**Your objective:** Write out the whole listing again, exactly as given.

__________________________________________________

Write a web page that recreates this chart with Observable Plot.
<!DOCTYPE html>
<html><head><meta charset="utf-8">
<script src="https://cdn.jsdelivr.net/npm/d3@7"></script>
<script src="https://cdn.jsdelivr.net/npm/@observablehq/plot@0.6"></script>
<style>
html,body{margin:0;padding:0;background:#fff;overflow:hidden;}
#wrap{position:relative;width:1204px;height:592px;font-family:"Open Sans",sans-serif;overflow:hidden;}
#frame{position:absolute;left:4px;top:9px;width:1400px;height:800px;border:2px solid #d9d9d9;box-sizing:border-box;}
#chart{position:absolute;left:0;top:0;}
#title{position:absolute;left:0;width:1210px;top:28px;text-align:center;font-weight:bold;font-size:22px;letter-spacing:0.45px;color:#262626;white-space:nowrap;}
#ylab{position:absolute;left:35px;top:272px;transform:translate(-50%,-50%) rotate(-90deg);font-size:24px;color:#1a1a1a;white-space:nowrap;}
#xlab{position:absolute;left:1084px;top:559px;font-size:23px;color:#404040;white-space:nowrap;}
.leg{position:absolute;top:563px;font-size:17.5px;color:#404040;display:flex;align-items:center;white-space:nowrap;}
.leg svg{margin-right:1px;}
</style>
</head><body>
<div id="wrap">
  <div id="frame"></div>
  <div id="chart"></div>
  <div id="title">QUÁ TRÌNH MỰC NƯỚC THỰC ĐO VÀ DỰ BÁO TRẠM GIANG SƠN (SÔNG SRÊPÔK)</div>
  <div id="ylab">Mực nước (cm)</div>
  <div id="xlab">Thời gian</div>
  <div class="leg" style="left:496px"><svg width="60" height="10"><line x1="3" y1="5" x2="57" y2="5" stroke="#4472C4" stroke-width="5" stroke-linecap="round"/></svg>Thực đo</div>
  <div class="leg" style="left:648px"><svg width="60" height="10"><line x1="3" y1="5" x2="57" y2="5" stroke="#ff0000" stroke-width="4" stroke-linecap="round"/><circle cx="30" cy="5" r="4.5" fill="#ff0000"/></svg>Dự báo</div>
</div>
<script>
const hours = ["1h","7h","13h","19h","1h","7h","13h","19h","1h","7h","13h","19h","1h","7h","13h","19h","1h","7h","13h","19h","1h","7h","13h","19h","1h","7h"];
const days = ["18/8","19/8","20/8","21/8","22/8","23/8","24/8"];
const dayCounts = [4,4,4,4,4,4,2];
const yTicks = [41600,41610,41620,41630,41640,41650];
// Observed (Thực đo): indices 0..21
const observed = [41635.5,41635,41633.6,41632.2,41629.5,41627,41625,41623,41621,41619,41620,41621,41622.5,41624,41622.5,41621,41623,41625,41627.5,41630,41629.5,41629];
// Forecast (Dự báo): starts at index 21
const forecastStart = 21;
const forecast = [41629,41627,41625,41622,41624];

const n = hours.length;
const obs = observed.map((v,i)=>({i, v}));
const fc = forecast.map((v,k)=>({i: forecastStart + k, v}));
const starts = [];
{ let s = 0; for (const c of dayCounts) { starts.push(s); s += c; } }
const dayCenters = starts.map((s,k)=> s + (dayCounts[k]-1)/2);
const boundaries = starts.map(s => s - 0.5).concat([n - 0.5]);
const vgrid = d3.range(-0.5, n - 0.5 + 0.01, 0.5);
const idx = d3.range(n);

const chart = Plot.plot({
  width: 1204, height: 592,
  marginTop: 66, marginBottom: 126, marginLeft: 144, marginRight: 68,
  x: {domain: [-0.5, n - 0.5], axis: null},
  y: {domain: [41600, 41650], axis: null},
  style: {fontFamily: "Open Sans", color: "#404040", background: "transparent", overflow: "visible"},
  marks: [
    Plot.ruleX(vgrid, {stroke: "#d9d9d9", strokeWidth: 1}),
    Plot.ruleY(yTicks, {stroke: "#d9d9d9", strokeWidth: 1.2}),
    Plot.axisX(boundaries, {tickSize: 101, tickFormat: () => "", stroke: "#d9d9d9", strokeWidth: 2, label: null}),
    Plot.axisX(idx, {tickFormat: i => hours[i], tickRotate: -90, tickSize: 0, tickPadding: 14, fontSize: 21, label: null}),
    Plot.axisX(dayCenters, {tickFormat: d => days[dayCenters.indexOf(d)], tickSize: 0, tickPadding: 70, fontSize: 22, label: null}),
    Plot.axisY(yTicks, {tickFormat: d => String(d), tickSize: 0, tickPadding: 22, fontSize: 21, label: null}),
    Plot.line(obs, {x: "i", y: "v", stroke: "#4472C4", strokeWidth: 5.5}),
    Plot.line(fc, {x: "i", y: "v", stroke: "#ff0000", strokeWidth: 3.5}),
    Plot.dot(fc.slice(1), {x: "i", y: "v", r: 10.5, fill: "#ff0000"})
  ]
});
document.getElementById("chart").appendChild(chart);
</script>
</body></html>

__________________________________________________

**Exercise response:**
Write a web page that recreates this chart with Observable Plot.
<!DOCTYPE html>
<html><head><meta charset="utf-8">
<script src="https://cdn.jsdelivr.net/npm/d3@7"></script>
<script src="https://cdn.jsdelivr.net/npm/@observablehq/plot@0.6"></script>
<style>
html,body{margin:0;padding:0;background:#fff;overflow:hidden;}
#wrap{position:relative;width:1204px;height:592px;font-family:"Open Sans",sans-serif;overflow:hidden;}
#frame{position:absolute;left:4px;top:9px;width:1400px;height:800px;border:2px solid #d9d9d9;box-sizing:border-box;}
#chart{position:absolute;left:0;top:0;}
#title{position:absolute;left:0;width:1210px;top:28px;text-align:center;font-weight:bold;font-size:22px;letter-spacing:0.45px;color:#262626;white-space:nowrap;}
#ylab{position:absolute;left:35px;top:272px;transform:translate(-50%,-50%) rotate(-90deg);font-size:24px;color:#1a1a1a;white-space:nowrap;}
#xlab{position:absolute;left:1084px;top:559px;font-size:23px;color:#404040;white-space:nowrap;}
.leg{position:absolute;top:563px;font-size:17.5px;color:#404040;display:flex;align-items:center;white-space:nowrap;}
.leg svg{margin-right:1px;}
</style>
</head><body>
<div id="wrap">
  <div id="frame"></div>
  <div id="chart"></div>
  <div id="title">QUÁ TRÌNH MỰC NƯỚC THỰC ĐO VÀ DỰ BÁO TRẠM GIANG SƠN (SÔNG SRÊPÔK)</div>
  <div id="ylab">Mực nước (cm)</div>
  <div id="xlab">Thời gian</div>
  <div class="leg" style="left:496px"><svg width="60" height="10"><line x1="3" y1="5" x2="57" y2="5" stroke="#4472C4" stroke-width="5" stroke-linecap="round"/></svg>Thực đo</div>
  <div class="leg" style="left:648px"><svg width="60" height="10"><line x1="3" y1="5" x2="57" y2="5" stroke="#ff0000" stroke-width="4" stroke-linecap="round"/><circle cx="30" cy="5" r="4.5" fill="#ff0000"/></svg>Dự báo</div>
</div>
<script>
const hours = ["1h","7h","13h","19h","1h","7h","13h","19h","1h","7h","13h","19h","1h","7h","13h","19h","1h","7h","13h","19h","1h","7h","13h","19h","1h","7h"];
const days = ["18/8","19/8","20/8","21/8","22/8","23/8","24/8"];
const dayCounts = [4,4,4,4,4,4,2];
const yTicks = [41600,41610,41620,41630,41640,41650];
// Observed (Thực đo): indices 0..21
const observed = [41635.5,41635,41633.6,41632.2,41629.5,41627,41625,41623,41621,41619,41620,41621,41622.5,41624,41622.5,41621,41623,41625,41627.5,41630,41629.5,41629];
// Forecast (Dự báo): starts at index 21
const forecastStart = 21;
const forecast = [41629,41627,41625,41622,41624];

const n = hours.length;
const obs = observed.map((v,i)=>({i, v}));
const fc = forecast.map((v,k)=>({i: forecastStart + k, v}));
const starts = [];
{ let s = 0; for (const c of dayCounts) { starts.push(s); s += c; } }
const dayCenters = starts.map((s,k)=> s + (dayCounts[k]-1)/2);
const boundaries = starts.map(s => s - 0.5).concat([n - 0.5]);
const vgrid = d3.range(-0.5, n - 0.5 + 0.01, 0.5);
const idx = d3.range(n);

const chart = Plot.plot({
  width: 1204, height: 592,
  marginTop: 66, marginBottom: 126, marginLeft: 144, marginRight: 68,
  x: {domain: [-0.5, n - 0.5], axis: null},
  y: {domain: [41600, 41650], axis: null},
  style: {fontFamily: "Open Sans", color: "#404040", background: "transparent", overflow: "visible"},
  marks: [
    Plot.ruleX(vgrid, {stroke: "#d9d9d9", strokeWidth: 1}),
    Plot.ruleY(yTicks, {stroke: "#d9d9d9", strokeWidth: 1.2}),
    Plot.axisX(boundaries, {tickSize: 101, tickFormat: () => "", stroke: "#d9d9d9", strokeWidth: 2, label: null}),
    Plot.axisX(idx, {tickFormat: i => hours[i], tickRotate: -90, tickSize: 0, tickPadding: 14, fontSize: 21, label: null}),
    Plot.axisX(dayCenters, {tickFormat: d => days[dayCenters.indexOf(d)], tickSize: 0, tickPadding: 70, fontSize: 22, label: null}),
    Plot.axisY(yTicks, {tickFormat: d => String(d), tickSize: 0, tickPadding: 22, fontSize: 21, label: null}),
    Plot.line(obs, {x: "i", y: "v", stroke: "#4472C4", strokeWidth: 5.5}),
    Plot.line(fc, {x: "i", y: "v", stroke: "#ff0000", strokeWidth: 3.5}),
    Plot.dot(fc.slice(1), {x: "i", y: "v", r: 10.5, fill: "#ff0000"})
  ]
});
document.getElementById("chart").appendChild(chart);
</script>
</body></html>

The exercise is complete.